In Chelsea’s next game away at Manchester City John Terry, club captain and one of last season’s best players in the Premier League, was hauled off by his manager before the second half was under way. Mourinho has made early and drastic changes before, but it was surprising that it was Terry who was the victim of his latest tantrum. Terry look finished under the previous regime and credited the returning Mourinho with prolonging and reviving his career. True, players can grow old overnight at his age but it was still a huge statement to remove your inspirational club captain at such a vital stage of a game of this magnitude. Chelsea went on to lose the game but seemed to be back on track when beating Arsenal at home in September. Last weekend’s home defeat to Southampton – their fourth in eight league games – means another Mourinho meltdown is imminent.


Mourinho’s behaviour highlights what could signify the emergence of an irritating trend in modern football. That is, the need to blame someone or something for every single defeat or poor performance. Maybe it has always been this way and is only in the spotlight due to the higher level of scrutiny and media coverage given to modern managers nowadays. Social media coverage and “click-bait” stories mean it is more exciting for the modern football fan to read about a controversial moments. I’ve also no doubt that journalists and commentators tease answers out of players and managers that they know will cause controversy, so they are equally to blame for this phenomenon.


Mark Hughes is another manager who isn’t shy when it comes to blaming people for their shortcomings. Hughes was apoplectic with rage at the referee when his team gave away a two goal lead at home to Leicester City in September. He said that the referee should have given a free-kick for a foul on Jon Walters. The Foxes went on to score a few moments later, although it’s hard to see how the referee is to blame for Stoke’s inability to deal with a standard long ball punt which took out three of their defenders. Hughes, Mourinho and their ilk would lead you to believe that their teams should win every game, such is the fault of the officials in preventing them from what is rightfully theirs; another three points. I can’t recall the last time one of these managers suffered a gracious defeat. Every time their unstoppable teams are beaten it is not due to the ineptitude of the staff, players, or just down to the opponents being better on the day, it is the fault of the officials for awarding a throw-in to the wrong team after 14 minutes that led to a goal in the 86th.


It isn’t just managers. Fans and players (and in the case of the England national team, the media) can also be accused of blaming someone or something for a defeat. In the World Cup in France in 1998 David Beckham was famously sent off after a petulant kick out at the now boss of Atletico Madrid, Diego Simeone. Beckham was subjected to vitriolic abuse for years after that defeat, including vile chants about his family and even hanging effigies at Upton Park. At the time, fans and media alike blamed him. Of course England would have won the World Cup had he stayed on the pitch! Let’s not mention the missed penalties.
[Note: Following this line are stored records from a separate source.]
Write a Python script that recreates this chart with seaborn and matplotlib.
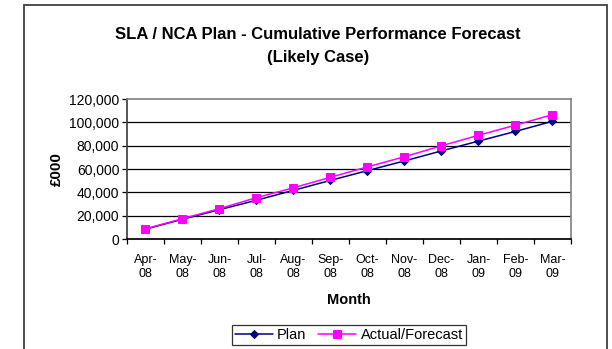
import matplotlib
matplotlib.use("Agg")
import pandas as pd
import seaborn as sns
import matplotlib.pyplot as plt
import matplotlib.ticker as mtick
from matplotlib.patches import Rectangle

# Dados (£000, cumulativo)
meses = ['Apr-\n08', 'May-\n08', 'Jun-\n08', 'Jul-\n08', 'Aug-\n08', 'Sep-\n08',
         'Oct-\n08', 'Nov-\n08', 'Dec-\n08', 'Jan-\n09', 'Feb-\n09', 'Mar-\n09']
plan = [8500, 17000, 25200, 33300, 41800, 50300, 58700, 67000, 75600, 84000, 92300, 101000]
actual = [8800, 17500, 26100, 35500, 44000, 53000, 61900, 70600, 80000, 89000, 97700, 106700]

df = pd.DataFrame({'mes': meses, 'Plan': plan, 'Actual/Forecast': actual})

sns.set_theme(style="white")
plt.rcParams['font.family'] = ['Liberation Sans', 'DejaVu Sans']
plt.rcParams.update({'text.color': 'black', 'axes.labelcolor': 'black',
                     'xtick.color': 'black', 'ytick.color': 'black'})

fig = plt.figure(figsize=(6.12, 3.49), dpi=100)
ax = fig.add_axes([0.2075, 0.315, 0.7255, 0.401])

sns.lineplot(data=df, x='mes', y='Plan', ax=ax, color='#000080', marker='D',
             markersize=4.5, linewidth=1.1, markeredgecolor='#000080', label='Plan')
sns.lineplot(data=df, x='mes', y='Actual/Forecast', ax=ax, color='#FF00FF', marker='s',
             markersize=6, linewidth=1.1, markeredgecolor='#FF00FF', label='Actual/Forecast')

ax.set_xlim(-0.5, len(meses) - 0.5)
ax.set_ylim(0, 120000)
ax.set_yticks(range(0, 120001, 20000))
ax.yaxis.set_major_formatter(mtick.StrMethodFormatter('{x:,.0f}'))

# linhas de grade horizontais pretas
for v in range(20000, 120000, 20000):
    ax.axhline(v, color='black', linewidth=0.9, zorder=0)

# marcas do eixo x entre as categorias (estilo Excel)
ax.set_xticks(range(len(meses)))
ax.set_xticklabels(meses, fontsize=9, linespacing=1.25)
ax.set_xticks([i - 0.5 for i in range(len(meses) + 1)], minor=True)
ax.tick_params(axis='x', which='major', length=0, pad=10.5)
ax.tick_params(axis='x', which='minor', length=3.5, width=0.9, direction='out', bottom=True)
ax.tick_params(axis='y', length=3.5, width=0.9, direction='out', left=True, labelsize=10, pad=2)

for s in ['top', 'right']:
    ax.spines[s].set_color('#808080')
    ax.spines[s].set_linewidth(1.2)
ax.spines['left'].set_color('#404040')
ax.spines['bottom'].set_color('black')
for s in ax.spines.values():
    s.set_visible(True)

ax.set_xlabel('Month', fontsize=10.5, fontweight='bold', labelpad=9.5)
ax.set_ylabel('£000', fontsize=11, fontweight='bold', labelpad=3.7)

fig.text(0.52, 0.868, 'SLA / NCA Plan - Cumulative Performance Forecast\n(Likely Case)',
         ha='center', va='center', fontsize=12, fontweight='bold', linespacing=1.6)

leg = ax.legend(loc='center', bbox_to_anchor=(0.57, 0.041), bbox_transform=fig.transFigure,
                ncol=2, frameon=True, fontsize=10.5, handlelength=2.6, handletextpad=0.3,
                columnspacing=0.8, borderpad=0.2, fancybox=False)
leg.get_frame().set_edgecolor('black')
leg.get_frame().set_linewidth(0.9)

# borda externa da área do gráfico
fig.patches.append(Rectangle((24 / 612, -0.1), (607 - 24) / 612, 1.1 - 5 / 349,
                             transform=fig.transFigure, fill=False, edgecolor='#404040',
                             linewidth=1.3, clip_on=False))

fig.savefig('out.png', dpi=100)
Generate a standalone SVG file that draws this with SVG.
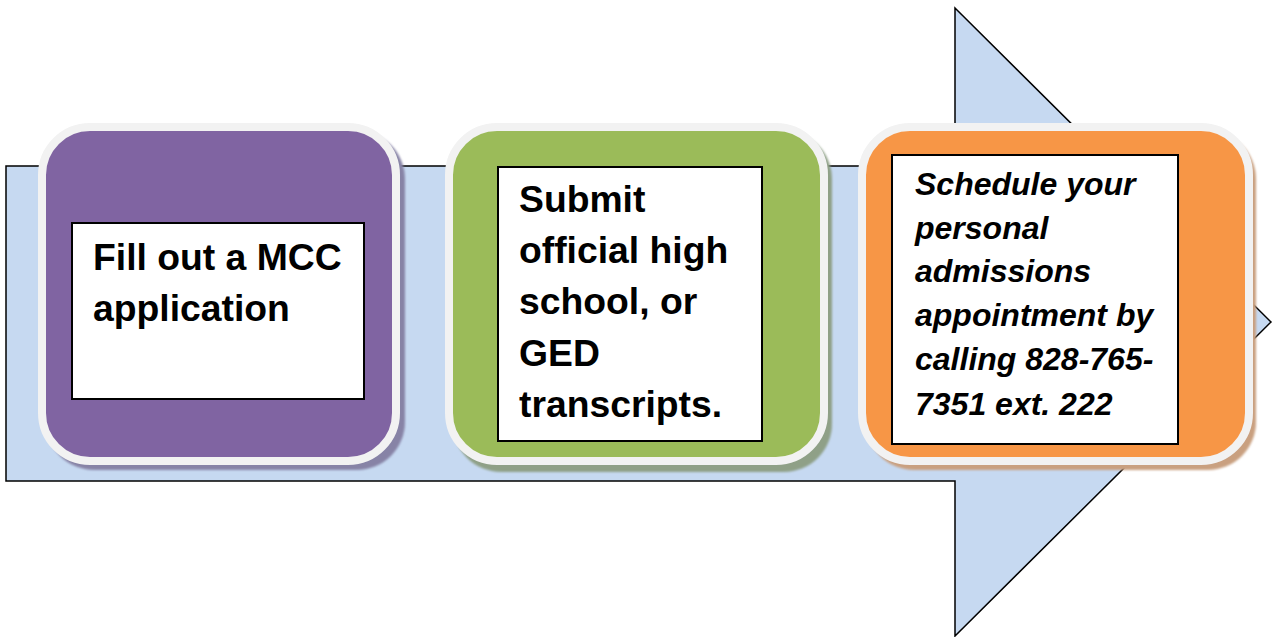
<svg xmlns="http://www.w3.org/2000/svg" width="1273" height="637" viewBox="0 0 1273 637">
  <defs>
    <filter id="soft" x="-10%" y="-10%" width="120%" height="120%">
      <feGaussianBlur stdDeviation="1.2"/>
    </filter>
  </defs>
  <style>
    .arrow { fill: #c6d9f1; stroke: #000000; stroke-width: 1.5; stroke-linejoin: miter; }
    .card { stroke: #f2f2f2; stroke-width: 8; }
    .shadow { filter: url(#soft); }
    .inner { fill: #ffffff; stroke: #000000; stroke-width: 2; }
    .label { font-family: "Liberation Sans", Arial, sans-serif; font-weight: bold; fill: #000000; }
    .big { font-size: 37.3px; }
    .small { font-size: 32px; font-style: italic; }
  </style>
  <rect width="1273" height="637" fill="#ffffff"/>

  <g id="background-arrow">
    <polygon class="arrow" points="6,166 955,166 955,8 1271,322 955,636 955,481 6,481"/>
  </g>

  <g id="step1">
    <rect class="shadow" x="46" y="131" width="359" height="339" rx="48" fill="#8783a6"/>
    <rect class="card" x="42" y="127" width="354" height="334" rx="48" fill="#8064a2"/>
    <rect class="inner" x="72" y="223" width="292" height="176"/>
    <text class="label big" x="93"><tspan x="93" y="270">Fill out a MCC</tspan><tspan x="93" y="321">application</tspan></text>
  </g>

  <g id="step2">
    <rect class="shadow" x="453" y="131" width="379" height="341" rx="48" fill="#8fa087"/>
    <rect class="card" x="449" y="127" width="375" height="334" rx="48" fill="#9bbb59"/>
    <rect class="inner" x="498" y="167" width="264" height="274"/>
    <text class="label big"><tspan x="519" y="212">Submit</tspan><tspan x="519" y="263">official high</tspan><tspan x="519" y="314">school, or</tspan><tspan x="519" y="366">GED</tspan><tspan x="519" y="417">transcripts.</tspan></text>
  </g>

  <g id="step3">
    <rect class="shadow" x="866" y="131" width="390" height="339" rx="48" fill="#c9a080"/>
    <rect class="card" x="862" y="127" width="387" height="334" rx="48" fill="#f79646"/>
    <rect class="inner" x="892" y="155" width="286" height="289"/>
    <text class="label small"><tspan x="915" y="195">Schedule your</tspan><tspan x="915" y="239">personal</tspan><tspan x="915" y="282">admissions</tspan><tspan x="915" y="326">appointment by</tspan><tspan x="915" y="370">calling 828-765-</tspan><tspan x="915" y="415">7351 ext. 222</tspan></text>
  </g>

  <g id="connectors"></g>
</svg>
Not until he scored that free kick against Greece that sealed England’s place at the World Cup in 2002 was he forgiven. Now he is somewhat of a national hero. The need to blame someone for every downfall was the main reason I lost interest following the national team. Phil Neville giving away a penalty at Euro 2000, the referee disallowing Sol Campbell’s goal in Euro 2004 and Rooney’s stamp in World Cup 2006 were other occasions where shortcomings were glossed over with a sensationalised controversial moment. The fact of the matter is England just weren’t good enough at any of these tournaments, hence the reason for their failure.


It is often said that the finer details are more important in modern football because of the money in the game. A refereeing decision in the Championship play-off final is given more importance because it is “the richest game in world football”. If a team misses out of the “top 4” and can lay the blame elsewhere you better believe they will do so. On a sporting level, football isn’t more important now compared to how it was 30 years ago. A match in the Premier League is not as important as a match at local Sunday league level. It may hold interest for more people but importance is relative to the people involved. People will always make mistakes in football and that includes players, referees and managers. Players will pick up injuries at inopportune times due to bad tackles and innocuous challenges. Some pitches will be better than others. Some teams will win the cups and gain promotions, others will be relegated and the rest will wallow somewhere in between and I’m a great believer in that you get what you deserve come May. The human element is one of the reasons this game is so great. So embrace it, learn to take the rough with the smooth and revel in the old cliché that “everything will even itself out in the end.”